▸ TASK DETAILS
Return, without pictures, the lines from the start of the data through the one that contains "const legendNames = ['Grass', 'Shrubs', 'Mixed'];".
---
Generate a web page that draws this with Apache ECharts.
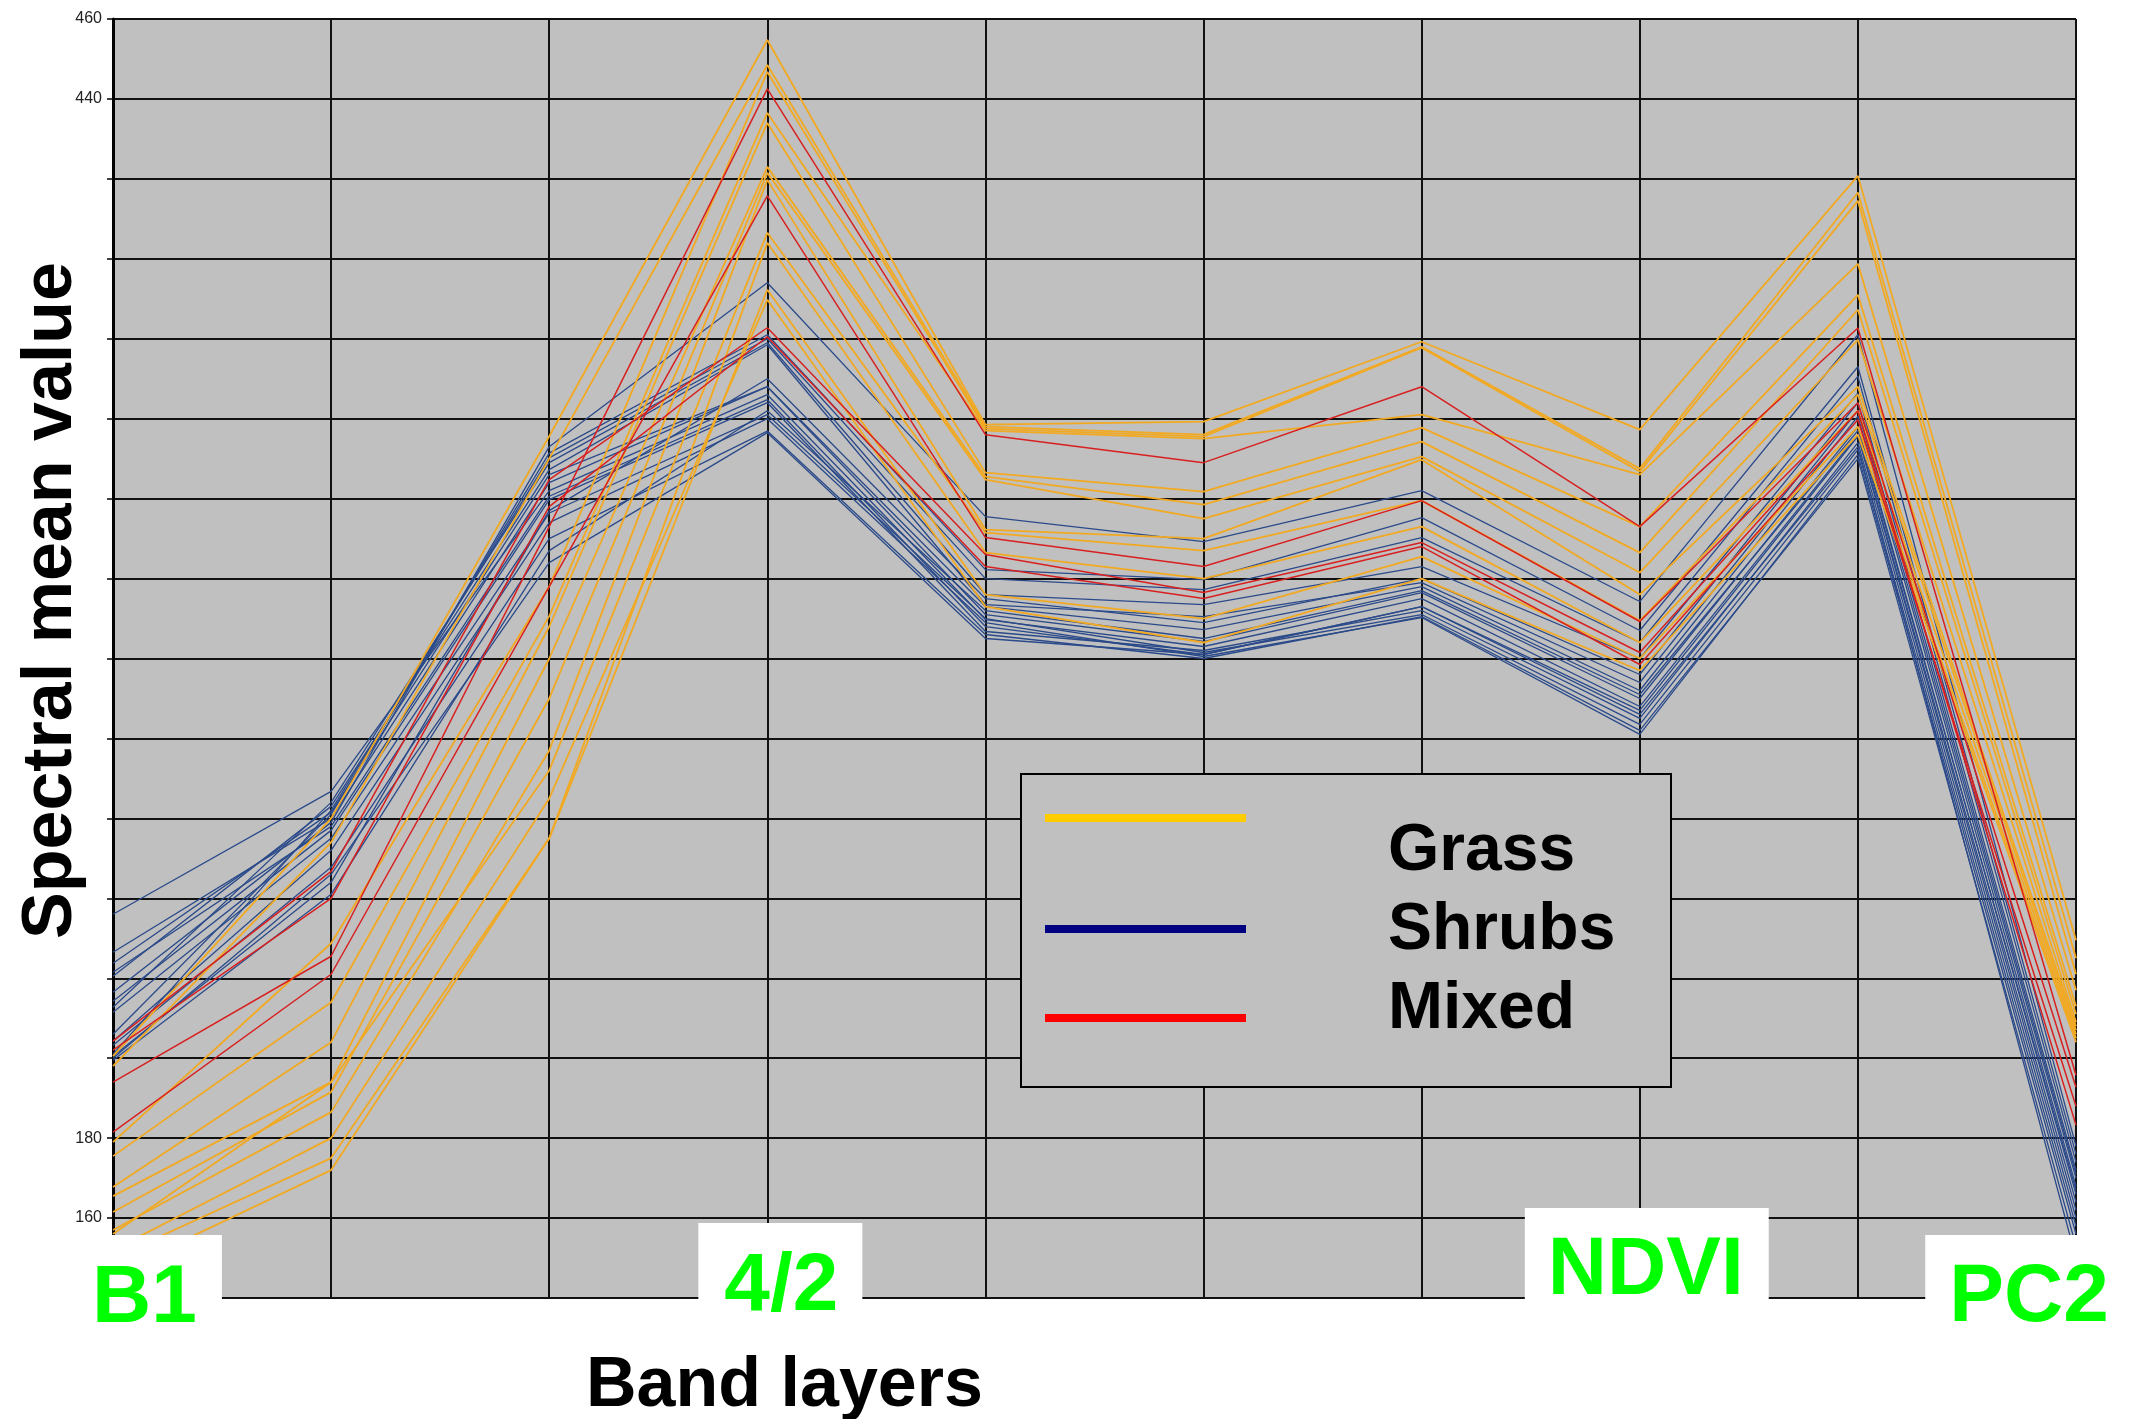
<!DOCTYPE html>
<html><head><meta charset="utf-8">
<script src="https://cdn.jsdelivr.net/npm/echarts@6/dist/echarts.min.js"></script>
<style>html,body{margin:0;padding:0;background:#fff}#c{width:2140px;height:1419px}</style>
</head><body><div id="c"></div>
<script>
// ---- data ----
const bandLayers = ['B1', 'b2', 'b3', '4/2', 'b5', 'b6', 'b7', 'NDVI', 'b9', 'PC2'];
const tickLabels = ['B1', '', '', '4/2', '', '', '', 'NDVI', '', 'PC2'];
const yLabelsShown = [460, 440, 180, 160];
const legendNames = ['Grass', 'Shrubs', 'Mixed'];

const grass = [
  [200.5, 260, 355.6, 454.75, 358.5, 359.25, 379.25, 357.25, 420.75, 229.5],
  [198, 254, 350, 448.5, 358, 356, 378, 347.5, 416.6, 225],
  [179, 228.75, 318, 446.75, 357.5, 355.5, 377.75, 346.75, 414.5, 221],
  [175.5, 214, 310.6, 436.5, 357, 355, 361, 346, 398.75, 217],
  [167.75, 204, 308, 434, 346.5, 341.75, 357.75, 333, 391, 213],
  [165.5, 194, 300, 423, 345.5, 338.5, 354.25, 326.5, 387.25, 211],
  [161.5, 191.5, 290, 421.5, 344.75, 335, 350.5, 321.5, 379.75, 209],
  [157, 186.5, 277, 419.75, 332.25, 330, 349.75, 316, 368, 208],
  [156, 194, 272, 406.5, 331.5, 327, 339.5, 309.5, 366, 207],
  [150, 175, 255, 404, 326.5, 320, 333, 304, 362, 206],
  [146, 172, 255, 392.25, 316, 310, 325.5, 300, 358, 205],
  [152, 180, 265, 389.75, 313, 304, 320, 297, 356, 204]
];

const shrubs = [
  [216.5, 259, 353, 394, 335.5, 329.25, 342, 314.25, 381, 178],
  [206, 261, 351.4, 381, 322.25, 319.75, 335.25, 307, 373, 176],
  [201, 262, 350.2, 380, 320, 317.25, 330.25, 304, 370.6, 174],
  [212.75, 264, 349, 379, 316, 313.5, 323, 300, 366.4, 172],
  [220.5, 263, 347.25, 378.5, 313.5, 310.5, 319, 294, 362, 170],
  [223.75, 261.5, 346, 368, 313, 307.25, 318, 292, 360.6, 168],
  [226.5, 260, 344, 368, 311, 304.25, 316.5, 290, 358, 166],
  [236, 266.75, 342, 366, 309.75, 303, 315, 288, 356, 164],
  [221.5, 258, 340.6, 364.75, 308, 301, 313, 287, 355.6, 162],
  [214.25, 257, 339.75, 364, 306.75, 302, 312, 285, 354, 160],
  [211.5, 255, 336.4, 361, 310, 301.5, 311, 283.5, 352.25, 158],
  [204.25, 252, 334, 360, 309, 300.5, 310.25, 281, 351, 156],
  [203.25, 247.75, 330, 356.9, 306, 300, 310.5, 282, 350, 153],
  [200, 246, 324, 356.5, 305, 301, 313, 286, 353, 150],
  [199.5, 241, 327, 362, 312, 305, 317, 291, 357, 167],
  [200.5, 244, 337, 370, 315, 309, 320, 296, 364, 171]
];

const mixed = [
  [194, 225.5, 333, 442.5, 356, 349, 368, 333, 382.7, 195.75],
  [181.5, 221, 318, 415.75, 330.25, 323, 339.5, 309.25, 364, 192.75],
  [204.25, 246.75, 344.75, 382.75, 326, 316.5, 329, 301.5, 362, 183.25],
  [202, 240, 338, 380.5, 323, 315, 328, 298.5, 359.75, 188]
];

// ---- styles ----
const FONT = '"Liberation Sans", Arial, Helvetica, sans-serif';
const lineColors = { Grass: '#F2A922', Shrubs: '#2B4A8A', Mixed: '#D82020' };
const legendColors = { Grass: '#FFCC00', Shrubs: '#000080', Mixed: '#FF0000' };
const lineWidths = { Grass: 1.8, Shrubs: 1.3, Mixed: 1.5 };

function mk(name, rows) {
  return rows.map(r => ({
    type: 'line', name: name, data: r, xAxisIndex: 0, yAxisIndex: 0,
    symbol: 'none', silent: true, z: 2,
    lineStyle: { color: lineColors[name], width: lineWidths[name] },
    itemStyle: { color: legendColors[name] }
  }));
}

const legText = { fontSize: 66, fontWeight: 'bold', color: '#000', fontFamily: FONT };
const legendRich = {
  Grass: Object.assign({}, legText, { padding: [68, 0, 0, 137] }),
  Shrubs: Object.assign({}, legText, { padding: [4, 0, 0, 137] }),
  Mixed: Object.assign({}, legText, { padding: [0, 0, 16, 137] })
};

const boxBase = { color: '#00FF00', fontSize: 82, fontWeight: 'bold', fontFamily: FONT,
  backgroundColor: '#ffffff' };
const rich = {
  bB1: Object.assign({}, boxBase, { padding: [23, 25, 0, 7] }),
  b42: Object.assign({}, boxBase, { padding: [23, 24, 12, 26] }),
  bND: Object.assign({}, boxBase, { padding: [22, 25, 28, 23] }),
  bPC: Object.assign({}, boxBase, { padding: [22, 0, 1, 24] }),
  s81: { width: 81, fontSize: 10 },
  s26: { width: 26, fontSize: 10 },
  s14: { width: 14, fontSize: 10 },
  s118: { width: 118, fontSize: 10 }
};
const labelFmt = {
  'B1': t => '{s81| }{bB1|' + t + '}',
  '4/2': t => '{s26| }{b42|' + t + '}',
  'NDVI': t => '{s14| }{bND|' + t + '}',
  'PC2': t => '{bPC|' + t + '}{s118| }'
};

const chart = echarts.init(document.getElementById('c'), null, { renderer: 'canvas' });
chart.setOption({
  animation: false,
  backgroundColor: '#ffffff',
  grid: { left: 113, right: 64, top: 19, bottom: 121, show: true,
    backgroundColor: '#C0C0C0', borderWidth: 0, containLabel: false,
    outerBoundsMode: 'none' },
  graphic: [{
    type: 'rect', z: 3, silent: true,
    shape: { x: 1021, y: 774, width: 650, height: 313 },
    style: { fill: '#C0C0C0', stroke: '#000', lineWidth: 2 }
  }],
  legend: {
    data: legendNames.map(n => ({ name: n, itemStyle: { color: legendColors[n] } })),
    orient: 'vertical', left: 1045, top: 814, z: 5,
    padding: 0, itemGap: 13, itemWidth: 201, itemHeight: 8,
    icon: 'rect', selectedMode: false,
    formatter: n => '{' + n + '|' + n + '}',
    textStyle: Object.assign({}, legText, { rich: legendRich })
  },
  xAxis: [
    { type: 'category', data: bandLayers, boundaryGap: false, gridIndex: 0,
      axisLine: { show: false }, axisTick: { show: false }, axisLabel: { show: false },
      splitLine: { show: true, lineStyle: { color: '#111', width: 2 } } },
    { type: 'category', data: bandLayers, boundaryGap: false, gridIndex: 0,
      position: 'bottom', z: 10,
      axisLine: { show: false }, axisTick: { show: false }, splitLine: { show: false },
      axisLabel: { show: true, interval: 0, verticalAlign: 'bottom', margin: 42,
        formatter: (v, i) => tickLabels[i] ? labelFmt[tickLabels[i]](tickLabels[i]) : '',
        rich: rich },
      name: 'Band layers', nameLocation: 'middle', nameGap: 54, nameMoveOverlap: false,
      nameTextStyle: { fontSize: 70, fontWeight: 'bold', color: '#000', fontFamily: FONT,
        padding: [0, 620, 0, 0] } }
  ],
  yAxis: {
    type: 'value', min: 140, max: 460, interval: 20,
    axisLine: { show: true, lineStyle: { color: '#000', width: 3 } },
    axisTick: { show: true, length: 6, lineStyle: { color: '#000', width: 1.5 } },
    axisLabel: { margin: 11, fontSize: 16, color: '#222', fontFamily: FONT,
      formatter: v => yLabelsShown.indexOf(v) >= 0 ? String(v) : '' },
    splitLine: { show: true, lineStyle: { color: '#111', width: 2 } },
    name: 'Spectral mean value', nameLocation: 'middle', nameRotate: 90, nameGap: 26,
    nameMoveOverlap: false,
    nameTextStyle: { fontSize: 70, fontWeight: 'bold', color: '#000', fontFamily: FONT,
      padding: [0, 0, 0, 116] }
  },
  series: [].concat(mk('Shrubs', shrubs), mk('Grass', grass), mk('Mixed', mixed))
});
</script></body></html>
---
▸ TASK RESPONSE
Generate a web page that draws this with Apache ECharts.
<!DOCTYPE html>
<html><head><meta charset="utf-8">
<script src="https://cdn.jsdelivr.net/npm/echarts@6/dist/echarts.min.js"></script>
<style>html,body{margin:0;padding:0;background:#fff}#c{width:2140px;height:1419px}</style>
</head><body><div id="c"></div>
<script>
// ---- data ----
const bandLayers = ['B1', 'b2', 'b3', '4/2', 'b5', 'b6', 'b7', 'NDVI', 'b9', 'PC2'];
const tickLabels = ['B1', '', '', '4/2', '', '', '', 'NDVI', '', 'PC2'];
const yLabelsShown = [460, 440, 180, 160];
const legendNames = ['Grass', 'Shrubs', 'Mixed'];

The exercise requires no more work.